Italian Cultural Institute of Melbourne and Italian Cultural Institute of Sydney in collaboration with The University of Melbourne are proud to promote an event featuring Strega Prize-winning author Paolo Giordano, currently touring Australia to present his latest novel, Tasmania, on the occasion of the XXIV Settimana della lingua italiana nel mondo (SLIM).
Published in 2022, this semi-autobiographical work delves into the fear, anxiety, wonder, and beauty of our uncertain and tumultuous times. It explores how we can forge and sustain relationships amidst the growing challenges of climate change and global conflict, even as connecting with others becomes increasingly difficult.
Author’s biography. Paolo Giordano is an acclaimed Italian writer, whose works explore complex themes such as human relationships, identity, and the intricacies of modern life. His literary journey began with the novel La solitudine dei numeri primi (The Solitude of Prime Numbers), which won the prestigious Premio Strega in 2008. Other works include Il corpo umano (The Human Body, 2012), an examination of soldiers returning from Afghanistan, Il nero e l’argento (Like Family, 2014), which delves into the complexities of a couple’s relationship, and Nel contagio (How Contagion Works, 2020), where Giordano reflects on societal challenges during the COVID pandemic.
Tasmania plot. There are times when everything changes. One thing happens, one clicks, and the river in which we have always been immersed takes off in another direction. We call it a crisis.
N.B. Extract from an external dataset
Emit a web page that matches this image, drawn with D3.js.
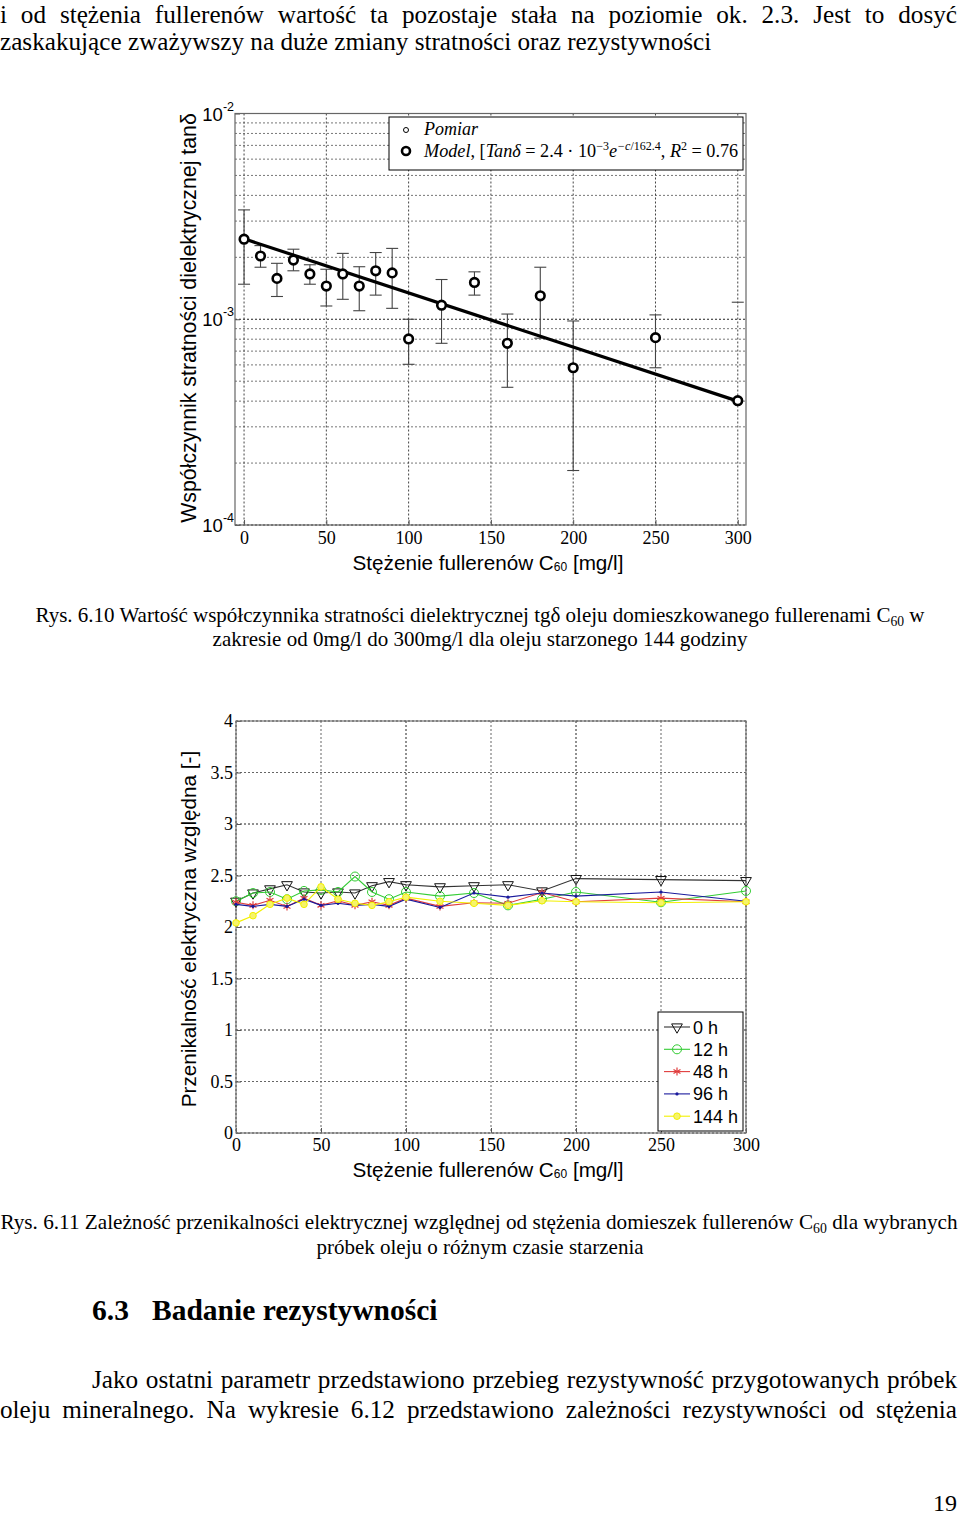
<!DOCTYPE html>
<html><head><meta charset="utf-8">
<script src="https://cdn.jsdelivr.net/npm/d3@7"></script>
<style>
body{margin:0;background:#fff;}
svg text{font-family:"Liberation Serif","Times New Roman",serif;fill:#000;}
.sans{font-family:"Liberation Sans",Arial,sans-serif !important;}
</style></head><body>
<svg id="page" width="960" height="1515"></svg>
<script>
// ---------------- DATA ----------------
const concentrations = [0,10,20,30,40,50,60,70,80,90,100,120,140,160,180,200,250,300];
// Fig 6.10: tan delta (measurement), upper / lower error bar ends
const tanDelta      = [2.45e-3,2.03e-3,1.58e-3,1.94e-3,1.66e-3,1.45e-3,1.66e-3,1.45e-3,1.72e-3,1.68e-3,8.02e-4,1.17e-3,1.51e-3,7.64e-4,1.30e-3,5.81e-4,8.14e-4,4.02e-4];
const tanDeltaUpper = [3.40e-3,2.28e-3,1.87e-3,2.19e-3,1.84e-3,1.75e-3,2.09e-3,1.80e-3,2.11e-3,2.21e-3,1.00e-3,1.56e-3,1.70e-3,1.06e-3,1.79e-3,9.81e-4,1.05e-3,1.21e-3];
const tanDeltaLower = [1.48e-3,1.79e-3,1.29e-3,1.72e-3,1.48e-3,1.16e-3,1.25e-3,1.10e-3,1.31e-3,1.13e-3,6.04e-4,7.64e-4,1.31e-3,4.67e-4,8.09e-4,1.84e-4,5.81e-4,0];
const modelConc  = [0,300];
const modelTan   = [2.46e-3,4.0e-4];
const logTicks   = [1e-4,1e-3,1e-2];
const logTickExp = ["-4","-3","-2"];
const concTicks  = [0,50,100,150,200,250,300];
// Fig 6.11: relative permittivity
const seriesNames = ["0 h","12 h","48 h","96 h","144 h"];
const perm0h   = [2.25,2.33,2.37,2.41,2.34,2.33,2.34,2.33,2.40,2.44,2.41,2.39,2.40,2.41,2.35,2.47,2.46,2.45];
const perm12h  = [2.25,2.33,2.34,2.27,2.35,2.36,2.34,2.49,2.34,2.27,2.34,2.30,2.33,2.21,2.27,2.34,2.24,2.35];
const perm48h  = [2.24,2.21,2.26,2.20,2.28,2.21,2.255,2.21,2.245,2.21,2.28,2.20,2.235,2.23,2.335,2.245,2.28,2.245];
const perm96h  = [2.22,2.20,2.22,2.20,2.27,2.21,2.23,2.21,2.22,2.20,2.27,2.19,2.33,2.29,2.33,2.30,2.34,2.25];
const perm144h = [2.04,2.11,2.22,2.28,2.22,2.39,2.27,2.23,2.21,2.245,2.29,2.25,2.23,2.21,2.255,2.245,2.235,2.245];
const permTicks = [0,0.5,1,1.5,2,2.5,3,3.5,4];
// Page text
const topLine1 = "i od stężenia fullerenów wartość ta pozostaje stała na poziomie ok. 2.3. Jest to dosyć";
const topLine2 = "zaskakujące zważywszy na duże zmiany stratności oraz rezystywności";
const cap1a = ["Rys. 6.10 Wartość współczynnika stratności dielektrycznej tgδ oleju domieszkowanego fullerenami C","60"," w"];
const cap1b = "zakresie od 0mg/l do 300mg/l dla oleju starzonego 144 godziny";
const cap2a = ["Rys. 6.11 Zależność przenikalności elektrycznej względnej od stężenia domieszek fullerenów C","60"," dla wybranych"];
const cap2b = "próbek oleju o różnym czasie starzenia";
const headNum = "6.3";
const headText = "Badanie rezystywności";
const par1 = "Jako ostatni parametr przedstawiono przebieg rezystywność przygotowanych próbek";
const par2 = "oleju mineralnego. Na wykresie 6.12 przedstawiono zależności rezystywności od stężenia";
const pageNo = "19";

// ---------------- HELPERS ----------------
const svg = d3.select("#page");
function justify(t, target){
  const w = t.node().getComputedTextLength();
  const n = (t.text().match(/ /g)||[]).length;
  if(n) t.attr("word-spacing",(target-w)/n);
}
function textWithSub(x,y,parts,size,anchor){
  const t = svg.append("text").attr("x",x).attr("y",y).attr("font-size",size).attr("text-anchor",anchor||"start");
  t.append("tspan").text(parts[0]);
  t.append("tspan").attr("font-size",size*0.65).attr("dy",size*0.18).text(parts[1]);
  t.append("tspan").attr("dy",-size*0.18).text(parts[2]);
  return t;
}

// ---------------- PAGE TEXT ----------------
const BODY = 25.2;
justify(svg.append("text").attr("x",0).attr("y",22.5).attr("font-size",BODY).text(topLine1),957);
svg.append("text").attr("x",0).attr("y",50).attr("font-size",BODY).text(topLine2);
textWithSub(480,622,cap1a,21,"middle");
svg.append("text").attr("x",480).attr("y",646).attr("font-size",21).attr("text-anchor","middle").text(cap1b);
textWithSub(479,1229,cap2a,21.2,"middle");
svg.append("text").attr("x",480).attr("y",1254).attr("font-size",21).attr("text-anchor","middle").text(cap2b);
svg.append("text").attr("x",92).attr("y",1320).attr("font-size",29.5).attr("font-weight","bold").text(headNum);
svg.append("text").attr("x",152).attr("y",1320).attr("font-size",29.5).attr("font-weight","bold").text(headText);
justify(svg.append("text").attr("x",92).attr("y",1388).attr("font-size",BODY).text(par1),865);
justify(svg.append("text").attr("x",0).attr("y",1418).attr("font-size",BODY).text(par2),957);
svg.append("text").attr("x",957).attr("y",1511).attr("font-size",24).attr("text-anchor","end").text(pageNo);

// ---------------- FIGURE 6.10 ----------------
const x1 = d3.scaleLinear().domain([-5.5,305]).range([235,746]);
const y1 = d3.scaleLog().domain([1e-4,1e-2]).range([525,113.5]);
const g1 = svg.append("g");
const [L1,R1] = x1.range(), [B1,T1] = y1.range();
const minor1 = [];
logTicks.slice(0,-1).forEach(d=>{for(let k=2;k<=9;k++) minor1.push(k*d);});
g1.selectAll(".mn").data(minor1).join("line")
  .attr("x1",L1).attr("x2",R1).attr("y1",d=>y1(d)).attr("y2",d=>y1(d))
  .attr("stroke","#777").attr("stroke-width",1).attr("stroke-dasharray","2,2");
g1.selectAll(".mj").data(logTicks).join("line")
  .attr("x1",L1).attr("x2",R1).attr("y1",d=>y1(d)).attr("y2",d=>y1(d))
  .attr("stroke","#222").attr("stroke-width",1).attr("stroke-dasharray","2,2");
g1.selectAll(".vg").data(concTicks).join("line")
  .attr("x1",d=>x1(d)).attr("x2",d=>x1(d)).attr("y1",T1).attr("y2",B1)
  .attr("stroke","#444").attr("stroke-width",1).attr("stroke-dasharray","2,2");
// axes
const ax1 = g1.append("g").attr("transform",`translate(0,${B1})`)
  .call(d3.axisBottom(x1).tickValues(concTicks).tickSize(-5).tickPadding(6).tickFormat(d3.format("d")));
ax1.select(".domain").remove();
ax1.selectAll("line").attr("stroke","#555");
ax1.selectAll("text").attr("font-size",18).attr("font-family","Liberation Sans, Arial, sans-serif");
const ay1 = g1.append("g").attr("transform",`translate(${L1},0)`)
  .call(d3.axisLeft(y1).tickValues(logTicks).tickSize(-5).tickFormat(""));
ay1.select(".domain").remove();
ay1.selectAll("line").attr("stroke","#555");
logTicks.forEach((d,i)=>{
  const t = g1.append("text").attr("class","sans").attr("x",234).attr("y",y1(d)+7)
    .attr("text-anchor","end").attr("font-size",18.5);
  t.append("tspan").text("10");
  t.append("tspan").attr("dy",-10).attr("font-size",12.5).text(logTickExp[i]);
});
g1.append("rect").attr("x",L1).attr("y",T1).attr("width",R1-L1).attr("height",B1-T1)
  .attr("fill","none").attr("stroke","#666").attr("stroke-width",1.2);
// error bars
const eb = g1.append("g").attr("stroke","#444").attr("stroke-width",1.1);
concentrations.forEach((c,i)=>{
  const xc = x1(c), up = tanDeltaUpper[i], lo = tanDeltaLower[i];
  eb.append("line").attr("x1",xc-6).attr("x2",xc+6).attr("y1",y1(up)).attr("y2",y1(up));
  if(lo>0){
    eb.append("line").attr("x1",xc).attr("x2",xc).attr("y1",y1(up)).attr("y2",y1(lo));
    eb.append("line").attr("x1",xc-6).attr("x2",xc+6).attr("y1",y1(lo)).attr("y2",y1(lo));
  }
});
// model line
g1.append("path").datum(modelConc.map((c,i)=>[c,modelTan[i]]))
  .attr("d",d3.line().x(d=>x1(d[0])).y(d=>y1(d[1])))
  .attr("fill","none").attr("stroke","#000").attr("stroke-width",3.2);
// points
g1.selectAll(".pt").data(concentrations).join("circle")
  .attr("cx",d=>x1(d)).attr("cy",(d,i)=>y1(tanDelta[i])).attr("r",4.3)
  .attr("fill","#fff").attr("stroke","#000").attr("stroke-width",2.6);
// legend
const lg1 = g1.append("g");
lg1.append("rect").attr("x",389).attr("y",117).attr("width",354).attr("height",53)
  .attr("fill","#fff").attr("stroke","#000").attr("stroke-width",1);
lg1.append("circle").attr("cx",406).attr("cy",130).attr("r",2.5).attr("fill","#fff").attr("stroke","#000").attr("stroke-width",1);
lg1.append("circle").attr("cx",406).attr("cy",151).attr("r",4).attr("fill","#fff").attr("stroke","#000").attr("stroke-width",2.6);
lg1.append("text").attr("x",424).attr("y",135).attr("font-size",18).attr("font-style","italic").text("Pomiar");
const mt = lg1.append("text").attr("x",424).attr("y",157).attr("font-size",18.2);
const it = s=>mt.append("tspan").attr("font-style","italic").text(s);
const rm = s=>mt.append("tspan").text(s);
it("Model"); rm(", ["); it("Tanδ"); rm(" = 2.4 · 10");
mt.append("tspan").attr("dy",-7).attr("font-size",12).text("−3");
mt.append("tspan").attr("dy",7).attr("font-style","italic").text("e");
mt.append("tspan").attr("dy",-7).attr("font-size",12).attr("font-style","italic").text("−c");
mt.append("tspan").attr("font-size",12).text("/162.4");
mt.append("tspan").attr("dy",7).text(", ");
it("R");
mt.append("tspan").attr("dy",-7).attr("font-size",12).text("2");
mt.append("tspan").attr("dy",7).text(" = 0.76");
// axis labels
const xl1 = svg.append("text").attr("class","sans").attr("x",488).attr("y",570).attr("text-anchor","middle").attr("font-size",20.7);
xl1.append("tspan").text("Stężenie fullerenów C");
xl1.append("tspan").attr("font-size",12).attr("dy",1).text("60");
xl1.append("tspan").attr("dy",-1).text(" [mg/l]");
svg.append("text").attr("class","sans").attr("transform","translate(196,318) rotate(-90)")
  .attr("text-anchor","middle").attr("font-size",21.3).text("Współczynnik stratności dielektrycznej tanδ");

// ---------------- FIGURE 6.11 ----------------
const x2 = d3.scaleLinear().domain([0,300]).range([236,746]);
const y2 = d3.scaleLinear().domain([0,4]).range([1133,721]);
const g2 = svg.append("g");
const [L2,R2] = x2.range(), [B2,T2] = y2.range();
g2.selectAll(".hg").data(permTicks).join("line")
  .attr("x1",L2).attr("x2",R2).attr("y1",d=>y2(d)).attr("y2",d=>y2(d))
  .attr("stroke",d=>Number.isInteger(d)?"#222":"#666").attr("stroke-width",1).attr("stroke-dasharray","2,2");
g2.selectAll(".vg").data(concTicks).join("line")
  .attr("x1",d=>x2(d)).attr("x2",d=>x2(d)).attr("y1",T2).attr("y2",B2)
  .attr("stroke",d=>d%100===0?"#222":"#666").attr("stroke-width",1).attr("stroke-dasharray","2,2");
const ax2 = g2.append("g").attr("transform",`translate(0,${B2})`)
  .call(d3.axisBottom(x2).tickValues(concTicks).tickSize(-5).tickPadding(5).tickFormat(d3.format("d")));
ax2.select(".domain").remove();
ax2.selectAll("line").attr("stroke","#555");
ax2.selectAll("text").attr("font-size",18).attr("font-family","Liberation Sans, Arial, sans-serif");
const ay2 = g2.append("g").attr("transform",`translate(${L2},0)`)
  .call(d3.axisLeft(y2).tickValues(permTicks).tickSize(-5).tickPadding(3).tickFormat(d3.format("")));
ay2.select(".domain").remove();
ay2.selectAll("line").attr("stroke","#555");
ay2.selectAll("text").attr("font-size",18).attr("font-family","Liberation Sans, Arial, sans-serif");
g2.append("rect").attr("x",L2).attr("y",T2).attr("width",R2-L2).attr("height",B2-T2)
  .attr("fill","none").attr("stroke","#777").attr("stroke-width",1.2);

const permData = [perm0h,perm12h,perm48h,perm96h,perm144h];
const colors = ["#333333","#33cc33","#e03c3c","#1a1a9c","#f2f000"];
const tri = d3.symbol().type(d3.symbolTriangle).size(50);
function marker(g,k,x,y){
  if(k===0){
    g.append("path").attr("d",tri()).attr("transform",`translate(${x},${y}) rotate(180)`)
      .attr("fill","none").attr("stroke","#111").attr("stroke-width",1);
  } else if(k===1){
    g.append("circle").attr("cx",x).attr("cy",y).attr("r",4.5).attr("fill","none").attr("stroke",colors[1]).attr("stroke-width",1);
  } else if(k===2){
    const s=4;
    [[0,s],[s*0.87,s*0.5],[s*0.87,-s*0.5]].forEach(([dx,dy])=>{
      g.append("line").attr("x1",x-dx).attr("x2",x+dx).attr("y1",y-dy).attr("y2",y+dy).attr("stroke",colors[2]).attr("stroke-width",1.2);
    });
  } else if(k===3){
    g.append("circle").attr("cx",x).attr("cy",y).attr("r",1.6).attr("fill",colors[3]);
  } else {
    g.append("circle").attr("cx",x).attr("cy",y).attr("r",3.3).attr("fill","#f6f46a").attr("stroke",colors[4]).attr("stroke-width",1);
  }
}
const line2 = d3.line().x(d=>x2(d[0])).y(d=>y2(d[1]));
permData.forEach((vals,k)=>{
  const g = g2.append("g");
  g.append("path").datum(concentrations.map((c,i)=>[c,vals[i]])).attr("d",line2)
    .attr("fill","none").attr("stroke",colors[k]).attr("stroke-width",1.1);
  concentrations.forEach((c,i)=>marker(g,k,x2(c),y2(vals[i])));
});
// legend
const lg2 = g2.append("g");
lg2.append("rect").attr("x",658).attr("y",1012).attr("width",85).attr("height",119)
  .attr("fill","#fff").attr("stroke","#000").attr("stroke-width",1);
seriesNames.forEach((n,k)=>{
  const yy = 1027 + k*22.3;
  lg2.append("line").attr("x1",664).attr("x2",690).attr("y1",yy).attr("y2",yy).attr("stroke",colors[k]).attr("stroke-width",1.1);
  marker(lg2,k,677,yy);
  lg2.append("text").attr("class","sans").attr("x",693).attr("y",yy+6.5).attr("font-size",18).text(n);
});
const xl2 = svg.append("text").attr("class","sans").attr("x",488).attr("y",1177).attr("text-anchor","middle").attr("font-size",20.7);
xl2.append("tspan").text("Stężenie fullerenów C");
xl2.append("tspan").attr("font-size",12).attr("dy",1).text("60");
xl2.append("tspan").attr("dy",-1).text(" [mg/l]");
svg.append("text").attr("class","sans").attr("transform","translate(196,929) rotate(-90)")
  .attr("text-anchor","middle").attr("font-size",20.7).text("Przenikalność elektryczna względna [-]");
</script>
</body></html>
The protagonist of this novel is a caring and vibrant young man; he thought science would provide him with all the answers, but he is faced with a wall of questions. With him are Lorenza who knows how to wait, Novelli who studies the shape of clouds, Karol who has found God where he was not looking for him, Curzia who is yearning, Giulio who does not know how to talk to his son. The crisis of which this novel tells is not only that of a couple, perhaps it is that of a generation, certainly the crisis of the world we know-and of our planet. The magic of Tasmania, the force with which it calls to us on every page, is the natural refraction between what is happening outside and inside us. So even the ghost of the atomic bomb, which the protagonist studies and reconstructs, becomes an exorcism: the apocalypse is in this struggling of ours, and in the uncontrollable movements of the heart. Picking up the baton of the great scientist writers of the Italian twentieth century, Paolo Giordano pushes into the most interesting territories of the European novel of these years, to land with happiness and lightness in a place of his own, where he can play with concealments and self-revelation, come to terms with his own demons and cross fear.